Almost seven years ago, I quit my “day job” as a middle school teacher to write full time. I’m well aware that it’s a blessing to be able to devote entire days to my writing endeavors when so many of my contemporaries must snatch an hour here or there between work, kids and life. Or as Monk would say, “It’s a gift…and a curse.” Because there is a down side.

There were several things I liked about teaching. Most of all, I loved connecting with my students. Call me crazy, but I enjoyed those young, hormonal teens. They were challenging and, more often than not, I left my classroom with a sense of accomplishment. I followed a well thought out plan—much like the outline of a novel. And just like the characters in my novels, my students didn’t always adhere to the course I’d created for them, which kept life interesting. And let’s not forget the paycheck. Believe it or not, teachers make more money than writers!

But teaching served its purpose for a season and writing was a call I could not ignore. So, when the opportunity arose, I quit my position. No more challenge standards and cookie-cutter curriculum. Instead, I would spend endless days sipping coffee and writing prose. And, much to my chagrin, I assumed I’d be published within a year or two. As my agent, Karen Ball, is quick to point out, “Just because God called you to write doesn’t mean He calls you to be published.” Ouch.

It’s been six plus years of studying the craft, attending writer’s conferences, taking part in critique groups and trying to explain to my non-writer acquaintances and family members what it is I do exactly. When I was a teacher, and asked what I do, my response earned respect.
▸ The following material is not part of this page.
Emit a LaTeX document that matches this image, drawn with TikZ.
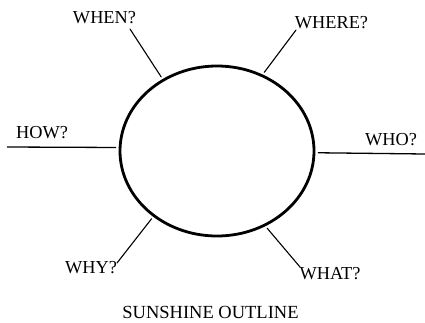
\documentclass[tikz,border=0pt]{standalone}
\usepackage{fontspec}
\setmainfont{Liberation Serif}
\usetikzlibrary{shapes.geometric}
\tikzset{
  sun/.style={ellipse, draw=black, line width=2.8pt,
    minimum width=194pt, minimum height=170pt, inner sep=0pt, outer sep=4pt},
  ray/.style={line width=1.1pt, line cap=round},
  flatray/.style={line width=1.3pt},
  question/.style={font=\fontsize{18.3}{21}\selectfont, inner sep=0pt},
  caption/.style={font=\fontsize{18.5}{21}\selectfont, inner sep=0pt}
}

\begin{document}
\begin{tikzpicture}[x=1pt, y=-1pt]
  \useasboundingbox (0,0) rectangle (425,322);

  % sun
  \node[sun] (sun) at (217,151) {};

  % questions
  \node[question] (when) at (104.5,18) {WHEN?};
  \node[question] (where) at (331.5,23) {WHERE?};
  \node[question] (how) at (42,132.5) {HOW?};
  \node[question] (who) at (391,140) {WHO?};
  \node[question] (why) at (91,268) {WHY?};
  \node[question] (what) at (330,273.5) {WHAT?};

  % free ends of the rays
  \coordinate (whenend) at (130,29);
  \coordinate (whereend) at (296,30);
  \coordinate (howend) at (7,147);
  \coordinate (whoend) at (425,154);
  \coordinate (whyend) at (117,263);
  \coordinate (whatend) at (300,267);

  % rays
  \draw[ray] (whenend) -- (sun.127);
  \draw[ray] (whereend) -- (sun.59);
  \draw[flatray] (howend) -- (sun.178);
  \draw[flatray] (sun.-1) -- (whoend);
  \draw[ray] (whyend) -- (sun.226);
  \draw[ray] (whatend) -- (sun.303);

  % caption
  \node[caption] (title) at (210.5,312.5) {SUNSHINE OUTLINE};
\end{tikzpicture}
\end{document}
Now, my response is met with eyebrows quirked in confusion and the inevitable question, “Are you published?”

There are days I feel as if I’m living on a deserted island.

So, a few months ago, when my self-employed husband asked me to step in and partner with him through the reorganization of his chiropractic practice, I gladly accepted. To be a part of something that has instant feedback and measurable results was too good to pass up, neither of which I receive as a writer. I was thrilled to connect with his staff members (to converse with real people) and take on the bookkeeping responsibility. After all, my proposals had been sent out and we were nearing the holidays—a slow (or should I say slower) time for the publishing industry.

But as I filled my days with the busyness of this temporary position, I felt the characters for my next novel calling to me. They have names and personalities, conflicts and obstacles that only I can resolve for them, and I’ve left them floundering on their own for far too long. The writing process has taught me much (such as patience and perseverance), but there’s still so much to be done. Because even if acquaintances and family members don’t quite get me, my characters do. My husband does. My agent does. And most important of all, my God does.

Comments 2

  1. I get it and I am still waiting to start reading your books. I know it is a hard process to go through, but you will get through it. Maybe being temporarily employed will start the juices for the 4th book. Just don’t stop.

  2. Just heard a teaching on one simple statement Jesus made. He said to the disciples, “let us cross over to the other side”…then the storm, then the guys got antsy, nerves and wondering if they would make it to the other side. All we need to remember is Jesus said, “let us cross over to the other side”…the interim is just the interim. Of course, you will be published. The Lord has called you to be an author. keep sailing, sweetie pie, the ‘other side’ is just ahead.